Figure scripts
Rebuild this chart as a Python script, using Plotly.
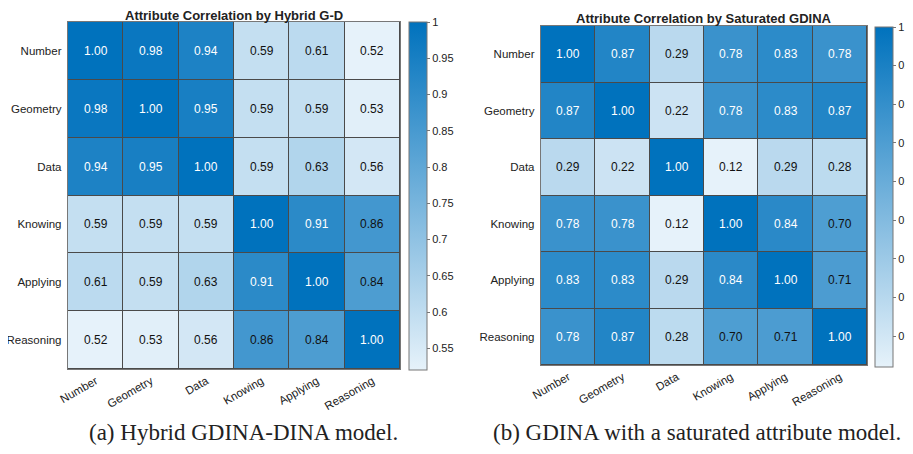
import plotly.graph_objects as go

attributes = ["Number", "Geometry", "Data", "Knowing", "Applying", "Reasoning"]

corr_hybrid = [
    [1.00, 0.98, 0.94, 0.59, 0.61, 0.52],
    [0.98, 1.00, 0.95, 0.59, 0.59, 0.53],
    [0.94, 0.95, 1.00, 0.59, 0.63, 0.56],
    [0.59, 0.59, 0.59, 1.00, 0.91, 0.86],
    [0.61, 0.59, 0.63, 0.91, 1.00, 0.84],
    [0.52, 0.53, 0.56, 0.86, 0.84, 1.00],
]

corr_saturated = [
    [1.00, 0.87, 0.29, 0.78, 0.83, 0.78],
    [0.87, 1.00, 0.22, 0.78, 0.83, 0.87],
    [0.29, 0.22, 1.00, 0.12, 0.29, 0.28],
    [0.78, 0.78, 0.12, 1.00, 0.84, 0.70],
    [0.83, 0.83, 0.29, 0.84, 1.00, 0.71],
    [0.78, 0.87, 0.28, 0.70, 0.71, 1.00],
]

ticks_hybrid = [0.55, 0.6, 0.65, 0.7, 0.75, 0.8, 0.85, 0.9, 0.95, 1]
ticks_saturated = [0.2, 0.3, 0.4, 0.5, 0.6, 0.7, 0.8, 0.9, 1]

titles = ["Attribute Correlation by Hybrid G-D",
          "Attribute Correlation by Saturated GDINA"]
captions = ["(a) Hybrid GDINA-DINA model.",
            "(b) GDINA with a saturated attribute model."]

sky = [[0, "rgb(230,242,250)"], [1, "rgb(0,114,189)"]]
W, H = 913, 454
OFF = 8  # page body margin, positions below are screen pixels
FONT = "Liberation Sans, Arial, sans-serif"


def px(x):
    return (x - OFF) / W


def py(y):
    return 1 - (y - OFF) / H


fig = go.Figure()


def add_map(z, ticks, xa, ya, cb_x, cb_top, cb_bot):
    zmin = min(min(r) for r in z)
    zmax = max(max(r) for r in z)
    fig.add_trace(
        go.Heatmap(
            z=z, x=attributes, y=attributes,
            xaxis=xa, yaxis=ya,
            colorscale=sky, zmin=zmin, zmax=zmax,
            xgap=1, ygap=1,
            colorbar=dict(
                x=px(cb_x), xanchor="left", xpad=0, ypad=0,
                y=py(cb_bot), yanchor="bottom",
                len=(cb_bot - cb_top) / H, lenmode="fraction",
                thickness=18, thicknessmode="pixels",
                outlinewidth=1, outlinecolor="#777",
                tickvals=ticks, ticktext=[f"{t:g}" for t in ticks],
                ticks="outside", ticklen=3, tickcolor="#777",
                tickfont=dict(family=FONT, size=11, color="#222"),
            ),
        )
    )
    # cell labels, white on dark cells
    for i, row in enumerate(z):
        for j, v in enumerate(row):
            norm = (v - zmin) / (zmax - zmin)
            fig.add_annotation(
                x=attributes[j], y=attributes[i], xref=xa, yref=ya,
                text=f"{v:.2f}", showarrow=False,
                font=dict(family=FONT, size=12,
                          color="white" if norm > 0.72 else "#111"),
            )


add_map(corr_hybrid, ticks_hybrid, "x", "y", 409, 22, 370)
add_map(corr_saturated, ticks_saturated, "x2", "y2", 875, 27, 367)

axis_common = dict(
    showline=True, linecolor="#777", linewidth=1, mirror=True,
    ticks="", showgrid=False, zeroline=False,
    tickfont=dict(family=FONT, size=11.5, color="#222"),
)

fig.update_layout(
    width=W, height=H,
    margin=dict(l=0, r=0, t=0, b=0, autoexpand=False),
    paper_bgcolor="white", plot_bgcolor="#4a4a4a",
    xaxis=dict(domain=[px(68), px(400)], anchor="y", tickangle=-30, **axis_common),
    yaxis=dict(domain=[py(369), py(22)], anchor="x",
               autorange="reversed", ticksuffix=" ", **axis_common),
    xaxis2=dict(domain=[px(541), px(867)], anchor="y2", tickangle=-30, **axis_common),
    yaxis2=dict(domain=[py(365), py(26)], anchor="x2",
                autorange="reversed", ticksuffix=" ", **axis_common),
)

for cx, cy, t in [(234, 15, titles[0]), (704, 19, titles[1])]:
    fig.add_annotation(
        x=px(cx), y=py(cy), xref="paper", yref="paper",
        text=f"<b>{t}</b>", showarrow=False,
        xanchor="center", yanchor="middle",
        font=dict(family=FONT, size=13, color="#222"),
    )

for cx, t in [(243, captions[0]), (697, captions[1])]:
    fig.add_annotation(
        x=px(cx), y=py(432), xref="paper", yref="paper",
        text=t, showarrow=False,
        xanchor="center", yanchor="middle",
        font=dict(family="Liberation Serif, DejaVu Serif, serif", size=23, color="#222"),
    )

fig.write_html("out.html")
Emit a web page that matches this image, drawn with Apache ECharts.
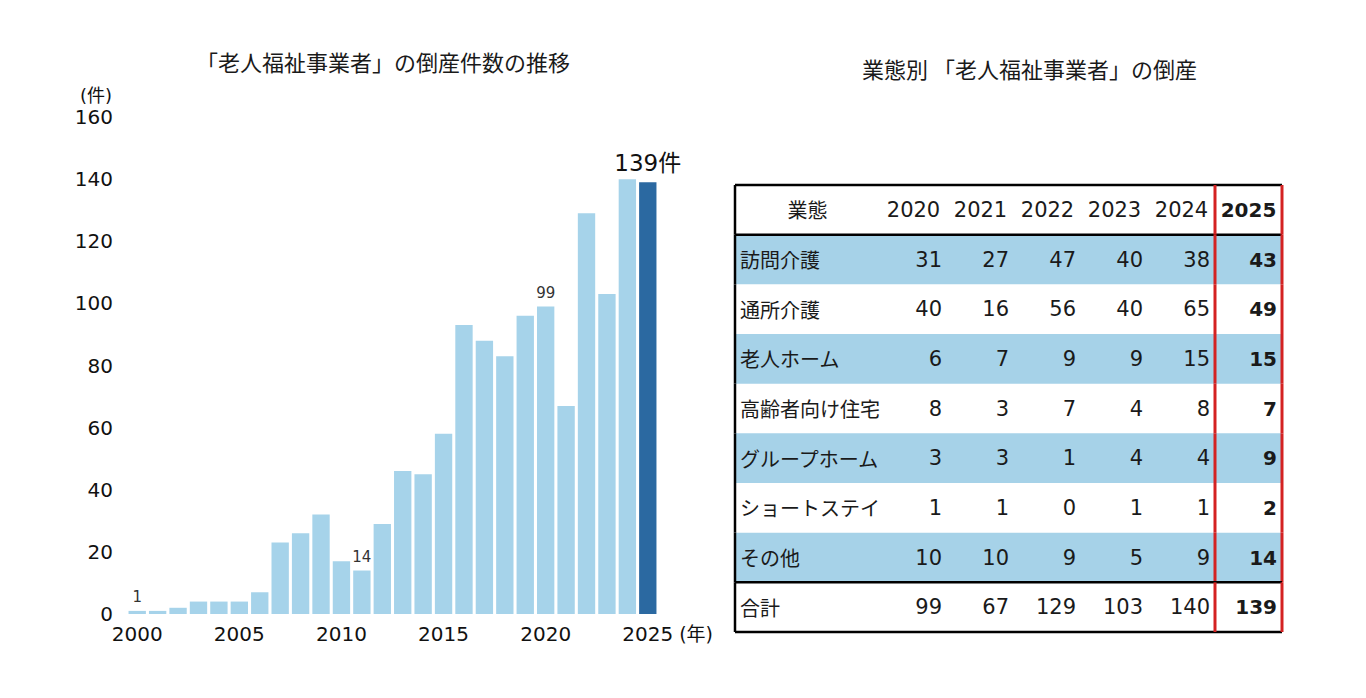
<!DOCTYPE html>
<html>
<head>
<meta charset="utf-8">
<script src="https://cdn.jsdelivr.net/npm/echarts@6/dist/echarts.min.js"></script>
<style>
  html, body { margin: 0; padding: 0; background: #fff; }
  #main { width: 1366px; height: 698px; }
</style>
</head>
<body>
<div id="main"></div>
<script>
// bar chart data
var years = ['2000', '2001', '2002', '2003', '2004', '2005', '2006', '2007', '2008', '2009',
  '2010', '2011', '2012', '2013', '2014', '2015', '2016', '2017', '2018', '2019',
  '2020', '2021', '2022', '2023', '2024', '2025'];
var counts = [1, 1, 2, 4, 4, 4, 7, 23, 26, 32, 17, 14, 29, 46, 45, 58, 93, 88, 83, 96,
  99, 67, 129, 103, 140, 139];
var labeledYears = ['2000', '2011', '2020'];
var highlightYear = '2025';

// table data
var tableYears = ['2020', '2021', '2022', '2023', '2024', '2025'];
var types = ['訪問介護', '通所介護', '老人ホーム', '高齢者向け住宅', 'グループホーム', 'ショートステイ', 'その他'];
var visitCare = [31, 27, 47, 40, 38, 43];
var dayCare = [40, 16, 56, 40, 65, 49];
var nursingHome = [6, 7, 9, 9, 15, 15];
var seniorHousing = [8, 3, 7, 4, 8, 7];
var groupHome = [3, 3, 1, 4, 4, 9];
var shortStay = [1, 1, 0, 1, 1, 2];
var others = [10, 10, 9, 5, 9, 14];
var totals = [99, 67, 129, 103, 140, 139];

var FONT = '"Noto Sans CJK JP", "Noto Sans", sans-serif';
var NUMFONT = '"DejaVu Sans", "Noto Sans CJK JP", sans-serif';
var LIGHT = '#a6d3ea';
var DARK = '#2b69a1';
var STRIPE = '#a6d2e8';
var RED = '#d42222';

var rowNames = ['業態'].concat(types).concat(['合計']);
var tableRows = [visitCare, dayCare, nursingHome, seniorHousing, groupHome, shortStay, others, totals];

var barData = counts.map(function (v, i) {
  var item = { value: v };
  if (years[i] === highlightYear) {
    item.itemStyle = { color: DARK };
    item.label = {
      show: true, position: 'top', distance: 8,
      formatter: '{c}件', fontSize: 23, color: '#111', fontFamily: NUMFONT
    };
  } else if (labeledYears.indexOf(years[i]) >= 0) {
    item.label = { show: true, position: 'top', distance: 6, fontSize: 15, color: '#333', fontFamily: NUMFONT };
  }
  return item;
});

function cellRect(api) {
  var p = api.coord([api.value(0), api.value(1)]);
  var s = api.size([1, 1]);
  return { x: p[0] - s[0] / 2, y: p[1] - s[1] / 2, w: s[0], h: s[1] };
}

function hline(x1, x2, y, color, w) {
  return { type: 'line', shape: { x1: x1, y1: y, x2: x2, y2: y }, style: { stroke: color, lineWidth: w } };
}
function vline(x, y1, y2, color, w) {
  return { type: 'line', shape: { x1: x, y1: y1, x2: x, y2: y2 }, style: { stroke: color, lineWidth: w } };
}

function isStripe(r) { return r >= 1 && r <= 7 && r % 2 === 1; }

// cells: label column
var labelCells = rowNames.map(function (n, r) { return [0, r]; });
// cells: number columns
var numCells = [];
for (var r = 0; r < rowNames.length; r++) {
  for (var c = 0; c < tableYears.length; c++) numCells.push([c, r]);
}

function renderLabelCell(params, api) {
  var b = cellRect(api);
  var r = api.value(1);
  var kids = [];
  if (isStripe(r)) kids.push({ type: 'rect', shape: { x: b.x, y: b.y, width: b.w, height: b.h }, style: { fill: STRIPE } });
  var head = r === 0;
  kids.push({
    type: 'text',
    style: {
      text: rowNames[r], x: head ? b.x + b.w / 2 : b.x + 5, y: b.y + b.h / 2,
      align: head ? 'center' : 'left', verticalAlign: 'middle',
      font: '400 20px ' + FONT, fill: '#1a1a1a'
    }
  });
  return { type: 'group', children: kids };
}

function renderNumCell(params, api) {
  var b = cellRect(api);
  var c = api.value(0), r = api.value(1);
  var kids = [];
  if (isStripe(r)) kids.push({ type: 'rect', shape: { x: b.x, y: b.y, width: b.w, height: b.h }, style: { fill: STRIPE } });
  var bold = tableYears[c] === highlightYear;
  var head = r === 0;
  kids.push({
    type: 'text',
    style: {
      text: head ? tableYears[c] : String(tableRows[r - 1][c]),
      x: head ? b.x + b.w / 2 : b.x + b.w - 5, y: b.y + b.h / 2,
      align: head ? 'center' : 'right', verticalAlign: 'middle',
      font: (bold ? '700 20px ' : '400 21px ') + NUMFONT, fill: '#1a1a1a'
    }
  });
  return { type: 'group', children: kids };
}

function renderRules(first) {
  return function (params, api) {
    var b = cellRect(api);
    var c = api.value(0), r = api.value(1);
    var last = rowNames.length - 1;
    var kids = [];
    if (r === 0) {
      kids.push(hline(b.x, b.x + b.w, b.y, '#000', 2.5));
      kids.push(hline(b.x, b.x + b.w, b.y + b.h, '#000', 2.5));
    }
    if (r === last) {
      kids.push(hline(b.x, b.x + b.w, b.y, '#000', 2.5));
      kids.push(hline(b.x, b.x + b.w, b.y + b.h, '#000', 2.5));
    }
    if (first) kids.push(vline(b.x, b.y, b.y + b.h, '#000', 2.5));
    if (!first && tableYears[c] === highlightYear) {
      kids.push(vline(b.x, b.y, b.y + b.h, RED, 3));
      kids.push(vline(b.x + b.w, b.y, b.y + b.h, RED, 3));
    }
    return { type: 'group', children: kids };
  };
}

var chart = echarts.init(document.getElementById('main'), null, { renderer: 'svg' });

var option = {
  backgroundColor: '#fff',
  textStyle: { fontFamily: FONT },
  animation: false,
  title: [
    {
      text: '「老人福祉事業者」の倒産件数の推移', left: 196, top: 50, padding: 0,
      textStyle: { fontSize: 22, fontWeight: 400, color: '#1a1a1a', fontFamily: FONT }
    },
    {
      text: '業態別 「老人福祉事業者」の倒産', left: 862, top: 57, padding: 0,
      textStyle: { fontSize: 22, fontWeight: 400, color: '#1a1a1a', fontFamily: FONT }
    }
  ],
  grid: [
    { left: 127, top: 117, width: 531, height: 497 },
    { left: 735, top: 185, width: 145, height: 447 },
    { left: 880, top: 185, width: 402, height: 447 }
  ],
  xAxis: [
    {
      gridIndex: 0, type: 'category', data: years,
      axisLine: { show: false }, axisTick: { show: false },
      axisLabel: { interval: 4, fontSize: 20, color: '#111', margin: 10, fontFamily: NUMFONT },
      name: '(年)', nameLocation: 'end', nameGap: 16,
      nameTextStyle: { fontSize: 19, color: '#111', fontFamily: NUMFONT, verticalAlign: 'top', padding: [10, 0, 0, 0] }
    },
    { gridIndex: 1, type: 'category', data: ['業態'], show: false },
    { gridIndex: 2, type: 'category', data: tableYears, show: false }
  ],
  yAxis: [
    {
      gridIndex: 0, type: 'value', min: 0, max: 160, interval: 20,
      splitLine: { show: false }, axisLine: { show: false }, axisTick: { show: false },
      axisLabel: { fontSize: 20, color: '#111', margin: 14, fontFamily: NUMFONT },
      name: '(件)', nameLocation: 'end', nameGap: 13,
      nameTextStyle: { fontSize: 18, color: '#111', fontFamily: NUMFONT, align: 'right', padding: [0, 15, 0, 0] }
    },
    { gridIndex: 1, type: 'category', data: rowNames, inverse: true, show: false },
    { gridIndex: 2, type: 'category', data: rowNames, inverse: true, show: false }
  ],
  series: [
    {
      type: 'bar', xAxisIndex: 0, yAxisIndex: 0, data: barData,
      barCategoryGap: '15%', itemStyle: { color: LIGHT }
    },
    {
      type: 'custom', xAxisIndex: 1, yAxisIndex: 1, data: labelCells,
      renderItem: renderLabelCell, z: 2
    },
    {
      type: 'custom', xAxisIndex: 2, yAxisIndex: 2, data: numCells,
      renderItem: renderNumCell, z: 2
    },
    {
      type: 'custom', xAxisIndex: 1, yAxisIndex: 1, data: labelCells,
      renderItem: renderRules(true), z: 5
    },
    {
      type: 'custom', xAxisIndex: 2, yAxisIndex: 2, data: numCells,
      renderItem: renderRules(false), z: 6
    }
  ]
};

chart.setOption(option);
</script>
</body>
</html>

## Set problem:
Leave the pictures out and copy exactly the lines from the one with "Emit a web page" to the one with "var highlightYear = '2025';", both included.

## Solved exercise:
Emit a web page that matches this image, drawn with Apache ECharts.
<!DOCTYPE html>
<html>
<head>
<meta charset="utf-8">
<script src="https://cdn.jsdelivr.net/npm/echarts@6/dist/echarts.min.js"></script>
<style>
  html, body { margin: 0; padding: 0; background: #fff; }
  #main { width: 1366px; height: 698px; }
</style>
</head>
<body>
<div id="main"></div>
<script>
// bar chart data
var years = ['2000', '2001', '2002', '2003', '2004', '2005', '2006', '2007', '2008', '2009',
  '2010', '2011', '2012', '2013', '2014', '2015', '2016', '2017', '2018', '2019',
  '2020', '2021', '2022', '2023', '2024', '2025'];
var counts = [1, 1, 2, 4, 4, 4, 7, 23, 26, 32, 17, 14, 29, 46, 45, 58, 93, 88, 83, 96,
  99, 67, 129, 103, 140, 139];
var labeledYears = ['2000', '2011', '2020'];
var highlightYear = '2025';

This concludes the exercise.